■ **DATA EXCERPT**
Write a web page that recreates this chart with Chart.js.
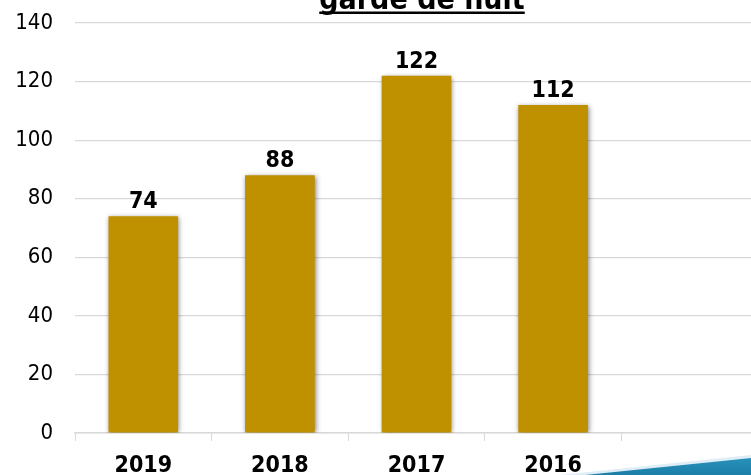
<!DOCTYPE html>
<html>
<head>
<meta charset="utf-8">
<script src="https://cdn.jsdelivr.net/npm/chart.js@4"></script>
<style>
  html, body { margin: 0; padding: 0; background: #ffffff; overflow: hidden; }
  #wrap { position: absolute; left: 0; top: 0; width: 759px; height: 475px; }
</style>
</head>
<body>
<div id="wrap"><canvas id="chart"></canvas></div>
<script>
// Night-shift counts per year
const categories = ['2019', '2018', '2017', '2016', ''];
const nightShifts = [74, 88, 122, 112, null];
const yTickValues = [0, 20, 40, 60, 80, 100, 120, 140];
const chartTitle = 'garde de nuit';

const FONT = "'DejaVu Sans Condensed', 'DejaVu Sans', sans-serif";
const GRID = '#d9d9d9';

// Soft drop shadow behind the bars
const barShadow = {
  id: 'barShadow',
  beforeDatasetsDraw(chart) {
    const ctx = chart.ctx;
    ctx.save();
    ctx.shadowColor = 'rgba(0,0,0,0.5)';
    ctx.shadowBlur = 5;
    ctx.shadowOffsetX = 1;
    ctx.shadowOffsetY = 1;
  },
  afterDatasetsDraw(chart) {
    chart.ctx.restore();
  }
};

// Bold value labels above each bar
const valueLabels = {
  id: 'valueLabels',
  afterDatasetsDraw(chart) {
    const ctx = chart.ctx;
    const meta = chart.getDatasetMeta(0);
    ctx.save();
    ctx.font = 'bold 23px ' + FONT;
    ctx.fillStyle = '#000000';
    ctx.textAlign = 'center';
    ctx.textBaseline = 'alphabetic';
    meta.data.forEach((bar, i) => {
      const v = chart.data.datasets[0].data[i];
      if (v == null) return;
      ctx.fillText(String(v), bar.x, bar.y - 8);
    });
    ctx.restore();
  }
};

// Underlined title at the top and the blue swoosh in the corner
const decorations = {
  id: 'decorations',
  afterDraw(chart) {
    const ctx = chart.ctx;
    ctx.save();
    ctx.font = 'bold 30px ' + FONT;
    ctx.fillStyle = '#000000';
    ctx.textAlign = 'center';
    ctx.textBaseline = 'alphabetic';
    const cx = 422, by = 9;
    ctx.fillText(chartTitle, cx, by);
    const w = ctx.measureText(chartTitle).width;
    ctx.fillRect(cx - w / 2, by + 2.5, w, 2.5);

    const grad = ctx.createLinearGradient(0, 456, 0, 475);
    grad.addColorStop(0, '#2a93bd');
    grad.addColorStop(1, '#1b7fa8');
    ctx.fillStyle = 'rgba(200,225,240,0.6)';
    ctx.beginPath();
    ctx.moveTo(560, 475);
    ctx.lineTo(751, 455);
    ctx.lineTo(751, 458);
    ctx.lineTo(585, 475);
    ctx.closePath();
    ctx.fill();
    ctx.fillStyle = grad;
    ctx.beginPath();
    ctx.moveTo(585, 475);
    ctx.lineTo(751, 458);
    ctx.lineTo(751, 475);
    ctx.closePath();
    ctx.fill();
    ctx.restore();
  }
};

new Chart(document.getElementById('chart'), {
  type: 'bar',
  data: {
    labels: categories,
    datasets: [{
      data: nightShifts,
      backgroundColor: '#bf9000',
      borderWidth: 0,
      categoryPercentage: 1.0,
      barPercentage: 0.51
    }]
  },
  options: {
    responsive: true,
    maintainAspectRatio: false,
    animation: false,
    layout: { padding: { top: 23, left: 0, right: 1, bottom: 0 } },
    plugins: {
      legend: { display: false },
      title: { display: false },
      tooltip: { enabled: false }
    },
    scales: {
      x: {
        grid: {
          display: true,
          drawOnChartArea: false,
          drawTicks: true,
          tickLength: 8,
          color: GRID,
          offset: true
        },
        border: { display: true, color: GRID, width: 1.5 },
        ticks: {
          color: '#000000',
          font: { family: FONT, size: 23, weight: 'bold' },
          padding: 11,
          maxRotation: 0
        },
        afterFit(scale) {
          scale.height = 42;
          scale.paddingLeft = 0;
          scale.paddingRight = 0;
        }
      },
      y: {
        min: 0,
        max: 140,
        afterBuildTicks(scale) {
          scale.ticks = yTickValues.map(v => ({ value: v }));
        },
        grid: { color: GRID, lineWidth: 1.2, drawTicks: false },
        border: { display: false },
        ticks: {
          color: '#000000',
          font: { family: FONT, size: 22 },
          padding: 22
        },
        afterFit(scale) {
          scale.width = 75;
          scale.paddingTop = 0;
          scale.paddingBottom = 0;
        }
      }
    }
  },
  plugins: [barShadow, valueLabels, decorations]
});
</script>
</body>
</html>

■ **PROBLEM DESCRIPTION**
Omit any images, then output the listing exactly.

■ **RIGHT ANSWER**
Write a web page that recreates this chart with Chart.js.
<!DOCTYPE html>
<html>
<head>
<meta charset="utf-8">
<script src="https://cdn.jsdelivr.net/npm/chart.js@4"></script>
<style>
  html, body { margin: 0; padding: 0; background: #ffffff; overflow: hidden; }
  #wrap { position: absolute; left: 0; top: 0; width: 759px; height: 475px; }
</style>
</head>
<body>
<div id="wrap"><canvas id="chart"></canvas></div>
<script>
// Night-shift counts per year
const categories = ['2019', '2018', '2017', '2016', ''];
const nightShifts = [74, 88, 122, 112, null];
const yTickValues = [0, 20, 40, 60, 80, 100, 120, 140];
const chartTitle = 'garde de nuit';

const FONT = "'DejaVu Sans Condensed', 'DejaVu Sans', sans-serif";
const GRID = '#d9d9d9';

// Soft drop shadow behind the bars
const barShadow = {
  id: 'barShadow',
  beforeDatasetsDraw(chart) {
    const ctx = chart.ctx;
    ctx.save();
    ctx.shadowColor = 'rgba(0,0,0,0.5)';
    ctx.shadowBlur = 5;
    ctx.shadowOffsetX = 1;
    ctx.shadowOffsetY = 1;
  },
  afterDatasetsDraw(chart) {
    chart.ctx.restore();
  }
};

// Bold value labels above each bar
const valueLabels = {
  id: 'valueLabels',
  afterDatasetsDraw(chart) {
    const ctx = chart.ctx;
    const meta = chart.getDatasetMeta(0);
    ctx.save();
    ctx.font = 'bold 23px ' + FONT;
    ctx.fillStyle = '#000000';
    ctx.textAlign = 'center';
    ctx.textBaseline = 'alphabetic';
    meta.data.forEach((bar, i) => {
      const v = chart.data.datasets[0].data[i];
      if (v == null) return;
      ctx.fillText(String(v), bar.x, bar.y - 8);
    });
    ctx.restore();
  }
};

// Underlined title at the top and the blue swoosh in the corner
const decorations = {
  id: 'decorations',
  afterDraw(chart) {
    const ctx = chart.ctx;
    ctx.save();
    ctx.font = 'bold 30px ' + FONT;
    ctx.fillStyle = '#000000';
    ctx.textAlign = 'center';
    ctx.textBaseline = 'alphabetic';
    const cx = 422, by = 9;
    ctx.fillText(chartTitle, cx, by);
    const w = ctx.measureText(chartTitle).width;
    ctx.fillRect(cx - w / 2, by + 2.5, w, 2.5);

    const grad = ctx.createLinearGradient(0, 456, 0, 475);
    grad.addColorStop(0, '#2a93bd');
    grad.addColorStop(1, '#1b7fa8');
    ctx.fillStyle = 'rgba(200,225,240,0.6)';
    ctx.beginPath();
    ctx.moveTo(560, 475);
    ctx.lineTo(751, 455);
    ctx.lineTo(751, 458);
    ctx.lineTo(585, 475);
    ctx.closePath();
    ctx.fill();
    ctx.fillStyle = grad;
    ctx.beginPath();
    ctx.moveTo(585, 475);
    ctx.lineTo(751, 458);
    ctx.lineTo(751, 475);
    ctx.closePath();
    ctx.fill();
    ctx.restore();
  }
};

new Chart(document.getElementById('chart'), {
  type: 'bar',
  data: {
    labels: categories,
    datasets: [{
      data: nightShifts,
      backgroundColor: '#bf9000',
      borderWidth: 0,
      categoryPercentage: 1.0,
      barPercentage: 0.51
    }]
  },
  options: {
    responsive: true,
    maintainAspectRatio: false,
    animation: false,
    layout: { padding: { top: 23, left: 0, right: 1, bottom: 0 } },
    plugins: {
      legend: { display: false },
      title: { display: false },
      tooltip: { enabled: false }
    },
    scales: {
      x: {
        grid: {
          display: true,
          drawOnChartArea: false,
          drawTicks: true,
          tickLength: 8,
          color: GRID,
          offset: true
        },
        border: { display: true, color: GRID, width: 1.5 },
        ticks: {
          color: '#000000',
          font: { family: FONT, size: 23, weight: 'bold' },
          padding: 11,
          maxRotation: 0
        },
        afterFit(scale) {
          scale.height = 42;
          scale.paddingLeft = 0;
          scale.paddingRight = 0;
        }
      },
      y: {
        min: 0,
        max: 140,
        afterBuildTicks(scale) {
          scale.ticks = yTickValues.map(v => ({ value: v }));
        },
        grid: { color: GRID, lineWidth: 1.2, drawTicks: false },
        border: { display: false },
        ticks: {
          color: '#000000',
          font: { family: FONT, size: 22 },
          padding: 22
        },
        afterFit(scale) {
          scale.width = 75;
          scale.paddingTop = 0;
          scale.paddingBottom = 0;
        }
      }
    }
  },
  plugins: [barShadow, valueLabels, decorations]
});
</script>
</body>
</html>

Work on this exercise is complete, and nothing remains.